September 9, 2023
A new scientific study reveals that Antarctica is warming at nearly twice the rate of the rest of the world, surpassing the predictions of climate change models. Researchers analyzed 78 Antarctic ice cores to reconstruct temperature data spanning 1,000 years. They found that the warming observed across the continent cannot be attributed to natural climate variability alone. The phenomenon, known as polar amplification, was previously observed in the Arctic, and this study provides “direct evidence” that it is also occurring in Antarctica.
What is polar amplification?
Polar amplification is a phenomenon where polar regions experience faster warming than the rest of the planet.
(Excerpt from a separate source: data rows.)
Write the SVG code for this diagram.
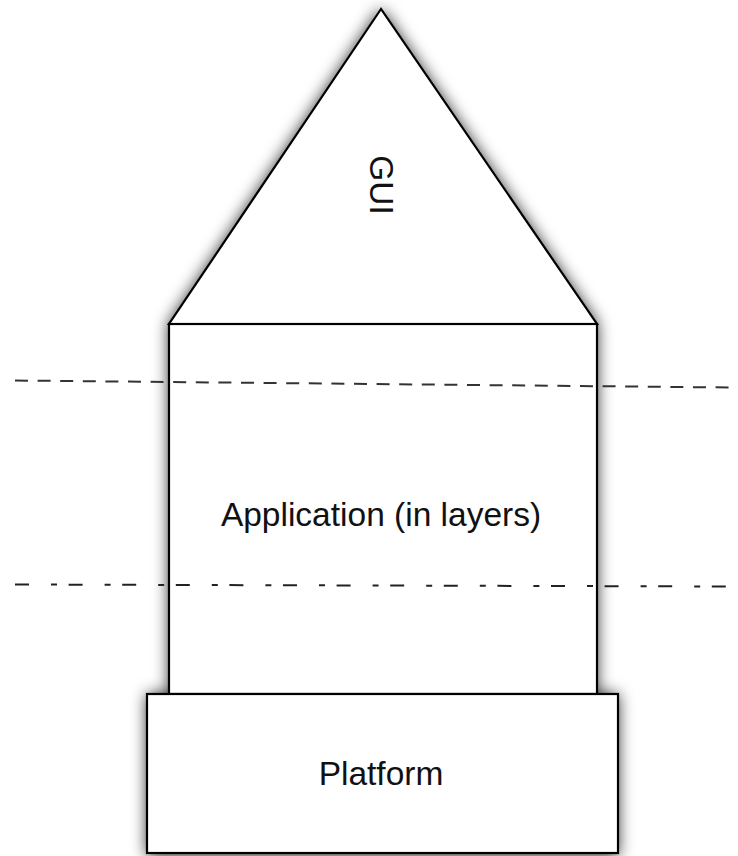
<svg xmlns="http://www.w3.org/2000/svg" width="738" height="856" viewBox="0 0 738 856">
  <defs>
    <filter id="soft" x="-20%" y="-20%" width="140%" height="140%">
      <feGaussianBlur stdDeviation="8"/>
    </filter>
  </defs>
  <style>
    .shape { fill: #ffffff; stroke: #000000; stroke-width: 2.2; stroke-linejoin: miter; }
    .shadow { fill: #000000; fill-opacity: 0.85; stroke: none; }
    .label { font-family: "Liberation Sans", Arial, sans-serif; font-size: 33.5px; fill: #111111; text-anchor: middle; }
    .dash { fill: none; stroke: #333333; stroke-width: 2; stroke-dasharray: 13 9.6; }
    .dashdot { fill: none; stroke: #222222; stroke-width: 2; stroke-dasharray: 14 22 6 11.6; }
  </style>

  <rect width="738" height="856" fill="#ffffff"/>

  <!-- soft halo under the stack of shapes -->
  <g id="halo" filter="url(#soft)">
    <polygon class="shadow" points="381,9 169,324 597,324"/>
    <rect class="shadow" x="169" y="324" width="428" height="370"/>
    <rect class="shadow" x="147" y="694" width="471" height="162"/>
  </g>

  <g id="gui">
    <polygon class="shape" points="381,9 169,324 597,324"/>
  </g>
  <g id="application">
    <rect class="shape" x="169" y="324" width="428" height="370"/>
  </g>
  <g id="platform">
    <rect class="shape" x="147" y="694" width="471" height="159"/>
  </g>

  <g id="gui-label">
    <text class="label" transform="translate(370,185) rotate(90)">GUI</text>
  </g>
  <g id="application-label">
    <text class="label" x="381" y="526">Application (in layers)</text>
  </g>
  <g id="platform-label">
    <text class="label" x="381" y="785">Platform</text>
  </g>

  <g id="connectors">
    <line class="dash" x1="15" y1="380.5" x2="731" y2="387.5"/>
    <line class="dashdot" x1="15" y1="584.5" x2="731" y2="586.5"/>
  </g>
</svg>
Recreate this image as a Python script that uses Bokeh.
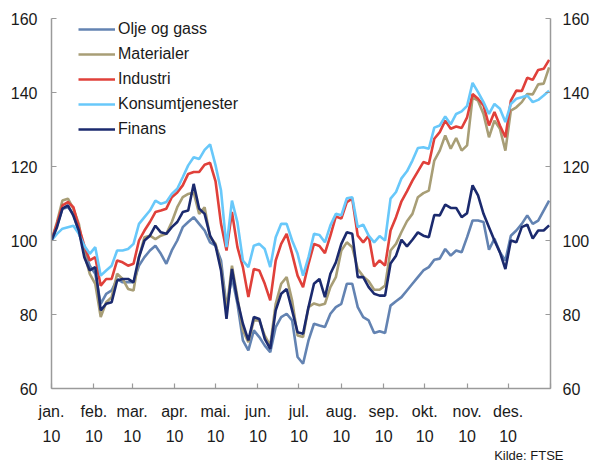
from bokeh.plotting import figure
from bokeh.models import LinearAxis, FixedTicker, Range1d, Legend, LegendItem, Title
from bokeh.embed import file_html
from bokeh.resources import INLINE

# sample days (day of year 2010), every 4th day
days = list(range(0, 365, 4))

olje = [100, 104, 108.6, 109, 107.2, 102.2, 97.3, 93.2, 91, 82.9,
        85.6, 86.5, 89.6, 88.7, 88.7, 88.7, 93.2, 95.5, 97.3, 98.6,
        96.4, 93.7, 97.3, 100, 103.6, 105, 106.3, 104.5, 102.7, 99.5,
        98.6, 94.6, 82, 90.1, 82.9, 73, 70.3, 75.7, 73.9, 71.6,
        69.8, 76.6, 79.3, 80.2, 78.4, 68.5, 66.7, 73, 77.5, 77,
        76.6, 80.2, 82, 82.9, 88.3, 88.3, 82, 79.3, 78.4, 75,
        75.5, 75, 82.4, 83.6, 84.7, 86.5, 88.3, 90.1, 91.9, 92.8,
        94.8, 95.1, 97.7, 95.9, 97.3, 96.8, 100.9, 105.4, 105.4, 105,
        97.5, 100.5, 96.8, 94.6, 101.3, 102.7, 104.5, 106.8, 104.5, 105.4,
        108.1, 110.8]

materialer = [100, 105, 110.8, 111.3, 108.6, 104.5, 96.4, 91, 88.3, 79.3,
              83.3, 84.7, 91, 89.6, 86.9, 86.5, 95.5, 100.9, 101.3, 100.4,
              101.3, 101.8, 105, 109, 111.7, 112.6, 113, 107.2, 109, 100.9,
              99.1, 92.8, 81.1, 93.2, 84.7, 75.7, 72.5, 78.4, 78.4, 74.3,
              71.6, 82.9, 88.3, 90.1, 83.8, 74.3, 73.9, 82, 83, 82.5,
              82.9, 87.4, 90.1, 97.3, 99.5, 98.2, 92.3, 90.3, 89, 86.7,
              86.7, 87.8, 97.3, 99.1, 102.3, 105.2, 107.2, 111.7, 112.8, 113.5,
              121.6, 124.3, 128.4, 124.8, 127.7, 124.3, 125.7, 138.7, 137.8, 134.2,
              127.9, 132.4, 130.2, 124.3, 135.1, 136, 137.4, 139.6, 139.5, 142.2,
              142.4, 146.8]

industri = [100, 104.5, 109.5, 110.4, 109, 103.6, 98.6, 94.6, 95.5, 87.8,
            89.6, 89.6, 94.6, 94.1, 93.2, 93.7, 100, 102.7, 105, 107.7,
            108.1, 108.6, 111.7, 113, 114.9, 118, 118.5, 118.5, 120.5, 121,
            116, 104.5, 97.3, 107.7, 98.2, 92.8, 84.7, 92.3, 91.9, 88.3,
            83.8, 94.6, 99.1, 101.8, 96.4, 90.5, 87.4, 93.7, 99.1, 98.5,
            96.6, 101.3, 106.5, 105.9, 110.4, 111.3, 101.3, 99.5, 101.3, 93,
            94.6, 93.2, 102.7, 106.3, 110.6, 113.3, 116.2, 118.7, 121.2, 120.7,
            127.5, 129.3, 132.4, 130.2, 130.8, 130.4, 133.3, 139.6, 138.3, 136.5,
            131.1, 134.7, 131.1, 127.9, 137.8, 140.5, 140.4, 144, 143.4, 146.1,
            146.4, 148.8]

konsum = [100, 101.8, 103.2, 103.6, 104, 101.8, 98.6, 96.4, 98.2, 90.5,
          91.9, 93.2, 97.3, 97.3, 97.7, 99.1, 104.5, 106.3, 108.1, 110.8,
          109.9, 110.4, 112.6, 114, 117.1, 120.3, 122.5, 122, 124.5, 126,
          120.3, 113.5, 98.2, 110.8, 104.9, 94.6, 92.8, 98.6, 99.1, 97.7,
          92.8, 100.9, 104.5, 104.5, 100, 96.4, 90.5, 95.5, 101.8, 101.5,
          99.5, 104.1, 107.2, 106.8, 111.4, 111.7, 103.6, 104.3, 101.3, 99.5,
          101.2, 100, 111.3, 113.1, 116.8, 118.7, 121.6, 125, 125.2, 124.8,
          130.5, 131.1, 133.5, 131.4, 134.2, 134.9, 136.4, 142.6, 140.1, 137.4,
          134.2, 136.9, 135.6, 132, 136.9, 138.3, 138.7, 139.2, 137.4, 138,
          139.2, 140.5]

finans = [100, 103.6, 108.6, 109.5, 106.7, 102.7, 95.5, 91.9, 92.8, 81.1,
          82.9, 83.3, 89.2, 89.6, 89.6, 88.7, 95.5, 100, 101.3, 104,
          102.2, 101.8, 103.6, 105, 107.7, 108.1, 115.3, 108.6, 107.2, 101.3,
          98.6, 91.9, 78.8, 92.3, 83.8, 77.5, 73, 79.3, 78.8, 73.4,
          70.7, 81.1, 85.6, 86.9, 81.1, 75.2, 74.8, 82, 88.3, 89.6,
          84.7, 91, 94.1, 99.1, 102.2, 101.8, 90.1, 90.1, 87.4, 85.6,
          85.1, 85.1, 93.8, 95.9, 100.2, 98.4, 100.2, 102.2, 101.3, 100.9,
          106.9, 106.8, 109.7, 108.8, 108.8, 106.3, 107.4, 114.9, 112.2, 107.2,
          103.6, 100, 96.8, 92.3, 100, 99.5, 103.6, 104.3, 100.5, 102.7,
          102.7, 104.1]

series_names = ["Olje og gass", "Materialer", "Industri", "Konsumtjenester", "Finans"]
series_values = [olje, materialer, industri, konsum, finans]
colors = ["#6383b2", "#a89e76", "#e0403a", "#68c8fa", "#1b2a6e"]

month_starts = [0, 31, 59, 90, 120, 151, 181, 212, 243, 273, 304, 334, 365]
month_labels = ["jan.", "feb.", "mar.", "apr.", "mai.", "jun.", "jul.",
                "aug.", "sep.", "okt.", "nov.", "des.", ""]
year_labels = ["10"] * 12 + [""]
y_ticks = [60, 80, 100, 120, 140, 160]

FONT = "Liberation Sans"
AXIS_GRAY = "#9a9a9a"
TEXT = "#1a1a1a"

p = figure(width=593, height=465, output_backend="svg", toolbar_location=None,
           x_range=Range1d(0, 365), y_range=Range1d(60, 160),
           x_axis_location=None, y_axis_location=None,
           min_border_left=51, min_border_right=43, min_border_top=18,
           min_border_bottom=77)
p.outline_line_color = None
p.xgrid.visible = False
p.ygrid.visible = False


def style(ax, standoff):
    ax.axis_line_color = AXIS_GRAY
    ax.axis_line_width = 1.5
    ax.major_tick_line_color = AXIS_GRAY
    ax.major_tick_line_width = 1.2
    ax.major_tick_in = 5
    ax.major_tick_out = 0
    ax.minor_tick_line_color = None
    ax.major_label_text_font = FONT
    ax.major_label_text_font_size = "16px"
    ax.major_label_text_color = TEXT
    ax.major_label_standoff = standoff


left = LinearAxis(ticker=FixedTicker(ticks=y_ticks))
style(left, 14)
p.add_layout(left, "left")

right = LinearAxis(ticker=FixedTicker(ticks=y_ticks))
style(right, 12)
p.add_layout(right, "right")

bottom = LinearAxis(ticker=FixedTicker(ticks=month_starts),
                    major_label_overrides=dict(zip(month_starts, month_labels)))
style(bottom, 14)
p.add_layout(bottom, "below")

bottom2 = LinearAxis(ticker=FixedTicker(ticks=month_starts),
                     major_label_overrides=dict(zip(month_starts, year_labels)))
style(bottom2, 7)
bottom2.axis_line_color = None
bottom2.major_tick_line_color = None
p.add_layout(bottom2, "below")

items = []
for name, vals, col in zip(series_names, series_values, colors):
    r = p.line(days, vals, line_color=col, line_width=2.6)
    items.append(LegendItem(label=name, renderers=[r]))

legend = Legend(items=items, location=(27, 249), orientation="vertical",
                glyph_width=37, glyph_height=20, label_height=20,
                label_standoff=3, spacing=5, padding=0, margin=0,
                label_text_font=FONT, label_text_font_size="16px",
                label_text_color=TEXT, border_line_color=None,
                background_fill_alpha=0)
p.add_layout(legend)

src = Title(text="Kilde: FTSE", align="right", offset=-13, standoff=2,
            text_font=FONT, text_font_size="13px", text_font_style="normal",
            text_color=TEXT)
p.add_layout(src, "below")

open("out.html", "w").write(file_html(p, INLINE))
The study provides evidence that this phenomenon is occurring in both the Arctic and Antarctica.
Why is West Antarctica considered particularly vulnerable to warming?
In West Antarctica, considered especially vulnerable to warming, the study identified a warming rate twice as high as climate models had projected. Its ice sheet, if collapsed, could contribute significantly to global sea level rise, potentially raising sea levels by several meters.
How does the study’s findings about Antarctica’s warming rate affect future sea level rise projections and the understanding of the continent’s climate?
The findings suggest that current climate models may underestimate the loss of ice in Antarctica, which could have implications for future sea level rise, ocean warming, and marine ecosystems.
What potential consequences are associated with a warming Antarctic?
A warming Antarctic could lead to further losses of sea ice, impacting ocean warming, global ocean circulation, and marine ecosystems. It could also result in the melting of coastal ice shelves that protect glaciers, potentially accelerating glacial retreat and contributing to sea level rise.